▶ [MATERIAL FOR THIS EXERCISE]
--------------------------------
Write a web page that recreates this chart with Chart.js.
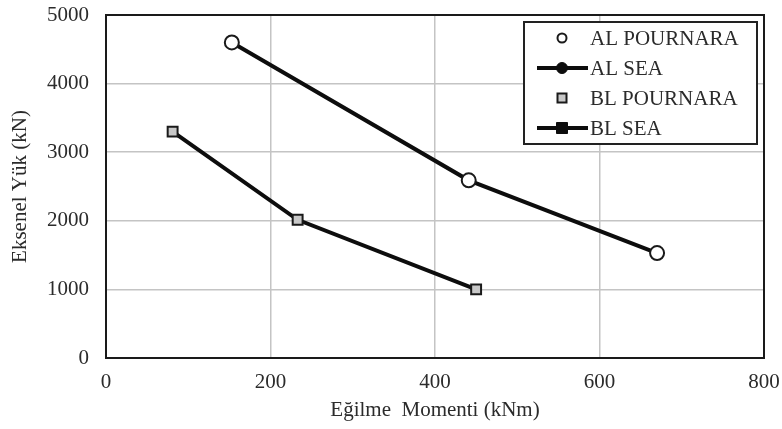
<!DOCTYPE html>
<html>
<head>
<meta charset="utf-8">
<script src="https://cdn.jsdelivr.net/npm/chart.js@4"></script>
<style>
  html, body { margin: 0; padding: 0; background: #fff; }
  #wrap { width: 782px; height: 429px; }
</style>
</head>
<body>
<div id="wrap"><canvas id="c" width="782" height="429"></canvas></div>
<script>
// Axial load vs. bending moment for AL and BL sections
const seriesNames = ['AL POURNARA', 'AL SEA', 'BL POURNARA', 'BL SEA'];
const alMoment = [153, 441, 670];
const alLoad = [4600, 2590, 1530];
const blMoment = [81, 233, 450];
const blLoad = [3300, 2015, 1000];
const xTicks = [0, 200, 400, 600, 800];
const yTicks = [0, 1000, 2000, 3000, 4000, 5000];

const toPts = (xs, ys) => xs.map((x, i) => ({ x: x, y: ys[i] }));

const FONT = 'Liberation Serif';
const TEXT = '#2b2b2b';
const INK = '#0d0d0d';

// Framed plot area with a boxed legend inside the top-right corner
const framePlugin = {
  id: 'frame',
  afterDraw(chart) {
    const { ctx, chartArea: a } = chart;
    ctx.save();
    ctx.strokeStyle = '#1a1a1a';
    ctx.lineWidth = 2;
    ctx.strokeRect(a.left, a.top, a.right - a.left, a.bottom - a.top);

    // legend box
    const bx = 524, by = 22, bw = 233, bh = 122;
    ctx.fillStyle = '#fff';
    ctx.fillRect(bx, by, bw, bh);
    ctx.lineWidth = 2;
    ctx.strokeStyle = '#222';
    ctx.strokeRect(bx, by, bw, bh);

    const rows = [38, 68, 98, 128];
    chart.data.datasets.forEach((ds, i) => {
      const y = rows[i];
      const mx = 562;
      if (ds.showLine) {
        ctx.strokeStyle = ds.borderColor;
        ctx.lineWidth = ds.borderWidth;
        ctx.beginPath();
        ctx.moveTo(537, y);
        ctx.lineTo(588, y);
        ctx.stroke();
      }
      ctx.fillStyle = ds.pointBackgroundColor;
      ctx.strokeStyle = ds.pointBorderColor;
      ctx.lineWidth = ds.pointBorderWidth;
      ctx.beginPath();
      const r = ds.showLine ? 5.5 : 4.5;
      if (ds.pointStyle === 'rect') {
        ctx.rect(mx - r, y - r, 2 * r, 2 * r);
      } else {
        ctx.arc(mx, y, r, 0, Math.PI * 2);
      }
      ctx.fill();
      ctx.stroke();
      ctx.fillStyle = TEXT;
      ctx.font = '21px "' + FONT + '"';
      ctx.textBaseline = 'middle';
      ctx.textAlign = 'left';
      ctx.fillText(ds.label, 590, y + 1);
    });
    ctx.restore();
  }
};

new Chart(document.getElementById('c'), {
  type: 'scatter',
  data: {
    datasets: [
      {
        label: seriesNames[0], data: toPts(alMoment, alLoad), showLine: false,
        pointStyle: 'circle', pointRadius: 7, pointBackgroundColor: '#ffffff',
        pointBorderColor: '#1a1a1a', pointBorderWidth: 2, order: 0
      },
      {
        label: seriesNames[1], data: toPts(alMoment, alLoad), showLine: true,
        borderColor: INK, borderWidth: 4, pointStyle: 'circle', pointRadius: 6,
        pointBackgroundColor: INK, pointBorderColor: INK, pointBorderWidth: 1, order: 1
      },
      {
        label: seriesNames[2], data: toPts(blMoment, blLoad), showLine: false,
        pointStyle: 'rect', pointRadius: 7, pointBackgroundColor: '#c8c8c8',
        pointBorderColor: '#1a1a1a', pointBorderWidth: 2, order: 0
      },
      {
        label: seriesNames[3], data: toPts(blMoment, blLoad), showLine: true,
        borderColor: INK, borderWidth: 4, pointStyle: 'rect', pointRadius: 6,
        pointBackgroundColor: INK, pointBorderColor: INK, pointBorderWidth: 1, order: 1
      }
    ]
  },
  options: {
    responsive: false,
    animation: false,
    devicePixelRatio: 1,
    layout: { padding: { left: 8, right: 18, top: 15, bottom: 6 } },
    plugins: { legend: { display: false }, tooltip: { enabled: false } },
    scales: {
      x: {
        type: 'linear', min: 0, max: 800,
        afterBuildTicks: s => { s.ticks = xTicks.map(v => ({ value: v })); },
        afterFit: s => { s.height = 65; s.paddingLeft = 0; s.paddingRight = 0; },
        grid: { color: '#c4c4c4', lineWidth: 1.5, drawTicks: false },
        border: { display: false },
        ticks: { color: TEXT, font: { family: FONT, size: 21 }, padding: 12, maxRotation: 0,
                 callback: v => String(v) },
        title: { display: true, text: 'Eğilme  Momenti (kNm)', color: TEXT,
                 font: { family: FONT, size: 21 }, padding: { top: 0, bottom: 0 } }
      },
      y: {
        type: 'linear', min: 0, max: 5000,
        afterBuildTicks: s => { s.ticks = yTicks.map(v => ({ value: v })); },
        afterFit: s => { s.width = 98; s.paddingTop = 0; s.paddingBottom = 0; },
        grid: { color: '#c4c4c4', lineWidth: 1.5, drawTicks: false },
        border: { display: false },
        ticks: { color: TEXT, font: { family: FONT, size: 21 }, padding: 17,
                 callback: v => String(v) },
        title: { display: true, text: 'Eksenel Yük (kN)', color: TEXT,
                 font: { family: FONT, size: 21 }, padding: { top: 0, bottom: 4 } }
      }
    }
  },
  plugins: [framePlugin]
});
</script>
</body>
</html>
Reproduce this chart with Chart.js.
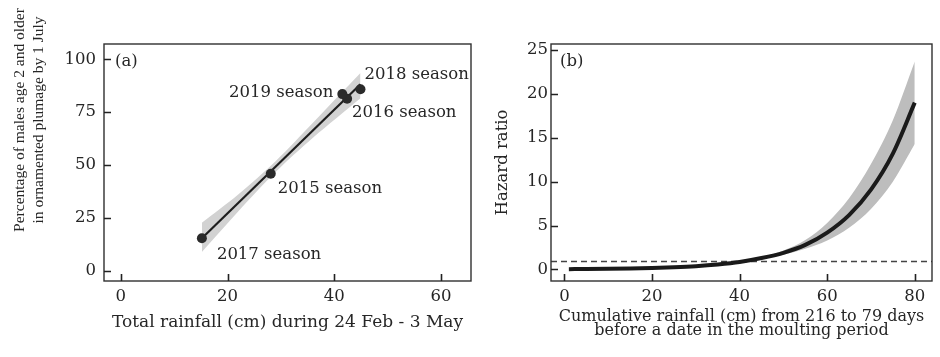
<!DOCTYPE html>
<html>
<head>
<meta charset="utf-8">
<title>Rainfall and ornamented plumage</title>
<script src="https://cdn.jsdelivr.net/npm/chart.js@4/dist/chart.umd.min.js"></script>
<style>
  html, body { margin: 0; padding: 0; background: #ffffff; }
  #wrap { position: relative; width: 940px; height: 357px; overflow: hidden; }
  #chartA { position: absolute; left: 0; top: 0; }
  #chartB { position: absolute; left: 480px; top: 0; }
</style>
</head>
<body>
<div id="wrap">
  <canvas id="chartA" width="500" height="357"></canvas>
  <canvas id="chartB" width="460" height="357"></canvas>
</div>
<script>
// ---- Panel (a): season rainfall vs. percentage of males in ornamented plumage ----
const seasonLabels     = ['2015 season', '2016 season', '2017 season', '2018 season', '2019 season'];
const seasonRainfall   = [28.1, 42.4, 15.2, 44.9, 41.5];
const seasonOrnamented = [45.8, 81.3, 15.3, 85.8, 83.5];

// fitted regression line and its confidence band
const fitRainfall   = [15.2, 44.9];
const fitOrnamented = [15.3, 88.2];
const bandRainfall  = [15.2, 22, 29, 36, 44.9];
const bandUpper     = [22.6, 36.0, 51.8, 70.0, 93.5];
const bandLower     = [8.8, 28.0, 46.6, 62.8, 81.5];

const ticksAx = [0, 20, 40, 60];
const ticksAy = [0, 25, 50, 75, 100];

// ---- Panel (b): hazard ratio vs. cumulative rainfall ----
const cumRainfall = [1, 5, 10, 15, 20, 25, 30, 35, 40, 45, 50, 55, 60, 65, 70, 75, 80];
const hazardRatio = [0.04, 0.05, 0.08, 0.12, 0.18, 0.26, 0.38, 0.57, 0.85, 1.3, 1.9, 2.8, 4.2, 6.2, 9.1, 13.2, 19.0];
const hazardUpper = [0.05, 0.06, 0.09, 0.13, 0.20, 0.28, 0.40, 0.60, 0.88, 1.38, 2.15, 3.35, 5.3, 8.1, 12.0, 17.0, 23.7];
const hazardLower = [0.03, 0.04, 0.07, 0.11, 0.16, 0.24, 0.36, 0.54, 0.82, 1.22, 1.68, 2.35, 3.3, 4.75, 6.9, 10.0, 14.3];
const referenceHR = 1;

const ticksBx = [0, 20, 40, 60, 80];
const ticksBy = [0, 5, 10, 15, 20, 25];

// ---- styling ----
const SERIF = '"DejaVu Serif", serif';
const INK = '#262626';
const tickFont = { family: SERIF, size: 16.5 };

const pts = (xs, ys) => xs.map((x, i) => ({ x, y: ys[i] }));

// season label placement relative to its point, in pixels
const seasonLabelOffset = {
  '2015 season': { dx: 7,  dy: 15,  align: 'left' },
  '2016 season': { dx: 5,  dy: 14,  align: 'left' },
  '2017 season': { dx: 15, dy: 16,  align: 'left' },
  '2018 season': { dx: 4,  dy: -15, align: 'left' },
  '2019 season': { dx: -9, dy: -1,  align: 'right' }
};

// frame around the plot area and inward tick marks
function framePlugin(id, xTicks, yTicks) {
  return {
    id,
    afterDraw(chart) {
      const { ctx, chartArea: a, scales } = chart;
      ctx.save();
      ctx.strokeStyle = '#303030';
      ctx.lineWidth = 1.4;
      ctx.strokeRect(a.left, a.top, a.right - a.left, a.bottom - a.top);
      ctx.lineWidth = 1.6;
      ctx.strokeStyle = '#222';
      ctx.beginPath();
      xTicks.forEach(v => {
        const px = Math.round(scales.x.getPixelForValue(v)) + 0.5;
        ctx.moveTo(px, a.bottom);
        ctx.lineTo(px, a.bottom - 7);
      });
      yTicks.forEach(v => {
        const py = Math.round(scales.y.getPixelForValue(v)) + 0.5;
        ctx.moveTo(a.left, py);
        ctx.lineTo(a.left + 7, py);
      });
      ctx.stroke();
      ctx.restore();
    }
  };
}

function textPlugin(id, draw) {
  return { id, afterDraw(chart) { const c = chart.ctx; c.save(); draw(chart, c); c.restore(); } };
}

function axisX(min, max, ticks, pad, height) {
  return {
    type: 'linear', min, max,
    afterBuildTicks: s => { s.ticks = ticks.map(v => ({ value: v })); },
    afterFit: s => { s.height = height; },
    grid: { display: false, drawTicks: false },
    border: { display: false },
    ticks: { font: tickFont, color: INK, padding: pad, maxRotation: 0, autoSkip: false }
  };
}
function axisY(min, max, ticks, pad, width) {
  return {
    type: 'linear', min, max,
    afterBuildTicks: s => { s.ticks = ticks.map(v => ({ value: v })); },
    afterFit: s => { s.width = width; },
    grid: { display: false, drawTicks: false },
    border: { display: false },
    ticks: { font: tickFont, color: INK, padding: pad, autoSkip: false }
  };
}

// ---------------- Chart (a) ----------------
new Chart(document.getElementById('chartA'), {
  type: 'line',
  data: {
    datasets: [
      {
        data: pts(seasonRainfall, seasonOrnamented),
        showLine: false, pointRadius: 5, pointHoverRadius: 5,
        pointBackgroundColor: '#2a2a2a', pointBorderColor: '#2a2a2a', pointBorderWidth: 0,
        order: 0
      },
      {
        data: pts(fitRainfall, fitOrnamented),
        borderColor: '#1e1e1e', borderWidth: 2.2, pointRadius: 0, fill: false,
        order: 1
      },
      {
        data: pts(bandRainfall, bandUpper),
        borderWidth: 0, pointRadius: 0, tension: 0.3,
        backgroundColor: '#d2d2d2', fill: { target: 3 },
        order: 2
      },
      {
        data: pts(bandRainfall, bandLower),
        borderWidth: 0, pointRadius: 0, tension: 0.3, fill: false,
        order: 3
      }
    ]
  },
  options: {
    responsive: false, animation: false, events: [],
    layout: { padding: { left: 0, top: 44, right: 29, bottom: 0 } },
    plugins: { legend: { display: false }, tooltip: { enabled: false } },
    scales: {
      x: axisX(-3.13, 65.6, ticksAx, 6, 76),
      y: axisY(-4.9, 107.2, ticksAy, 8, 104)
    }
  },
  plugins: [
    framePlugin('frameA', ticksAx, ticksAy),
    textPlugin('textA', (chart, ctx) => {
      const { x, y } = chart.scales;
      const a = chart.chartArea;
      ctx.fillStyle = INK;
      ctx.font = '16.5px ' + SERIF;
      ctx.textBaseline = 'middle';
      seasonLabels.forEach((lab, i) => {
        const o = seasonLabelOffset[lab];
        ctx.textAlign = o.align;
        ctx.fillText(lab, x.getPixelForValue(seasonRainfall[i]) + o.dx,
                          y.getPixelForValue(seasonOrnamented[i]) + o.dy);
      });
      ctx.textAlign = 'left';
      ctx.fillText('(a)', a.left + 11, a.top + 18);
      // x-axis title
      ctx.textAlign = 'center';
      ctx.font = '17px ' + SERIF;
      ctx.fillText('Total rainfall (cm) during 24 Feb - 3 May', (a.left + a.right) / 2, 323);
      // y-axis title (two lines)
      ctx.font = '15.5px "Liberation Serif", serif';
      ctx.translate(0, 120);
      ctx.rotate(-Math.PI / 2);
      ctx.fillText('Percentage of males age 2 and older', 0, 20);
      ctx.fillText('in ornamented plumage by 1 July', 0, 39);
    })
  ]
});

// ---------------- Chart (b) ----------------
new Chart(document.getElementById('chartB'), {
  type: 'line',
  data: {
    datasets: [
      {
        data: pts(cumRainfall, hazardRatio),
        borderColor: '#1a1a1a', borderWidth: 4, pointRadius: 0,
        cubicInterpolationMode: 'monotone', fill: false, borderCapStyle: 'butt',
        order: 0
      },
      {
        data: pts(cumRainfall, hazardUpper),
        borderWidth: 0, pointRadius: 0, cubicInterpolationMode: 'monotone',
        backgroundColor: '#bdbdbd', fill: { target: 2 },
        order: 1
      },
      {
        data: pts(cumRainfall, hazardLower),
        borderWidth: 0, pointRadius: 0, cubicInterpolationMode: 'monotone', fill: false,
        order: 2
      }
    ]
  },
  options: {
    responsive: false, animation: false, events: [],
    layout: { padding: { left: 0, top: 44, right: 8, bottom: 0 } },
    plugins: { legend: { display: false }, tooltip: { enabled: false } },
    scales: {
      x: axisX(-3.08, 83.94, ticksBx, 6, 76),
      y: axisY(-1.31, 25.68, ticksBy, 3, 71)
    }
  },
  plugins: [
    {
      // dashed reference line at hazard ratio = 1
      id: 'refLine',
      beforeDatasetsDraw(chart) {
        const { ctx, chartArea: a, scales } = chart;
        const py = Math.round(scales.y.getPixelForValue(referenceHR)) + 0.5;
        ctx.save();
        ctx.strokeStyle = '#444';
        ctx.lineWidth = 1.3;
        ctx.setLineDash([6, 4]);
        ctx.beginPath();
        ctx.moveTo(a.left, py);
        ctx.lineTo(a.right, py);
        ctx.stroke();
        ctx.restore();
      }
    },
    framePlugin('frameB', ticksBx, ticksBy),
    textPlugin('textB', (chart, ctx) => {
      const a = chart.chartArea;
      ctx.fillStyle = INK;
      ctx.font = '16.5px ' + SERIF;
      ctx.textBaseline = 'middle';
      ctx.textAlign = 'left';
      ctx.fillText('(b)', a.left + 9, a.top + 18);
      ctx.textAlign = 'center';
      ctx.textBaseline = 'alphabetic';
      ctx.font = '16px ' + SERIF;
      const cx = (a.left + a.right) / 2;
      ctx.fillText('Cumulative rainfall (cm) from 216 to 79 days', cx, 320.5);
      ctx.fillText('before a date in the moulting period', cx, 335);
      ctx.textBaseline = 'middle';
      ctx.font = '16.5px ' + SERIF;
      ctx.translate(23, (a.top + a.bottom) / 2);
      ctx.rotate(-Math.PI / 2);
      ctx.fillText('Hazard ratio', 0, 0);
    })
  ]
});
</script>
</body>
</html>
--------------------------------
▶ [TASK INSTRUCTIONS] In the listing above, find the line with "Reproduce this chart with Chart.js." and the line with "const pts = (xs, ys)". Set down both and every line between them, minus the pictures.

▶ [WORKED SOLUTION]
Reproduce this chart with Chart.js.
<!DOCTYPE html>
<html>
<head>
<meta charset="utf-8">
<title>Rainfall and ornamented plumage</title>
<script src="https://cdn.jsdelivr.net/npm/chart.js@4/dist/chart.umd.min.js"></script>
<style>
  html, body { margin: 0; padding: 0; background: #ffffff; }
  #wrap { position: relative; width: 940px; height: 357px; overflow: hidden; }
  #chartA { position: absolute; left: 0; top: 0; }
  #chartB { position: absolute; left: 480px; top: 0; }
</style>
</head>
<body>
<div id="wrap">
  <canvas id="chartA" width="500" height="357"></canvas>
  <canvas id="chartB" width="460" height="357"></canvas>
</div>
<script>
// ---- Panel (a): season rainfall vs. percentage of males in ornamented plumage ----
const seasonLabels     = ['2015 season', '2016 season', '2017 season', '2018 season', '2019 season'];
const seasonRainfall   = [28.1, 42.4, 15.2, 44.9, 41.5];
const seasonOrnamented = [45.8, 81.3, 15.3, 85.8, 83.5];

// fitted regression line and its confidence band
const fitRainfall   = [15.2, 44.9];
const fitOrnamented = [15.3, 88.2];
const bandRainfall  = [15.2, 22, 29, 36, 44.9];
const bandUpper     = [22.6, 36.0, 51.8, 70.0, 93.5];
const bandLower     = [8.8, 28.0, 46.6, 62.8, 81.5];

const ticksAx = [0, 20, 40, 60];
const ticksAy = [0, 25, 50, 75, 100];

// ---- Panel (b): hazard ratio vs. cumulative rainfall ----
const cumRainfall = [1, 5, 10, 15, 20, 25, 30, 35, 40, 45, 50, 55, 60, 65, 70, 75, 80];
const hazardRatio = [0.04, 0.05, 0.08, 0.12, 0.18, 0.26, 0.38, 0.57, 0.85, 1.3, 1.9, 2.8, 4.2, 6.2, 9.1, 13.2, 19.0];
const hazardUpper = [0.05, 0.06, 0.09, 0.13, 0.20, 0.28, 0.40, 0.60, 0.88, 1.38, 2.15, 3.35, 5.3, 8.1, 12.0, 17.0, 23.7];
const hazardLower = [0.03, 0.04, 0.07, 0.11, 0.16, 0.24, 0.36, 0.54, 0.82, 1.22, 1.68, 2.35, 3.3, 4.75, 6.9, 10.0, 14.3];
const referenceHR = 1;

const ticksBx = [0, 20, 40, 60, 80];
const ticksBy = [0, 5, 10, 15, 20, 25];

// ---- styling ----
const SERIF = '"DejaVu Serif", serif';
const INK = '#262626';
const tickFont = { family: SERIF, size: 16.5 };

const pts = (xs, ys) => xs.map((x, i) => ({ x, y: ys[i] }));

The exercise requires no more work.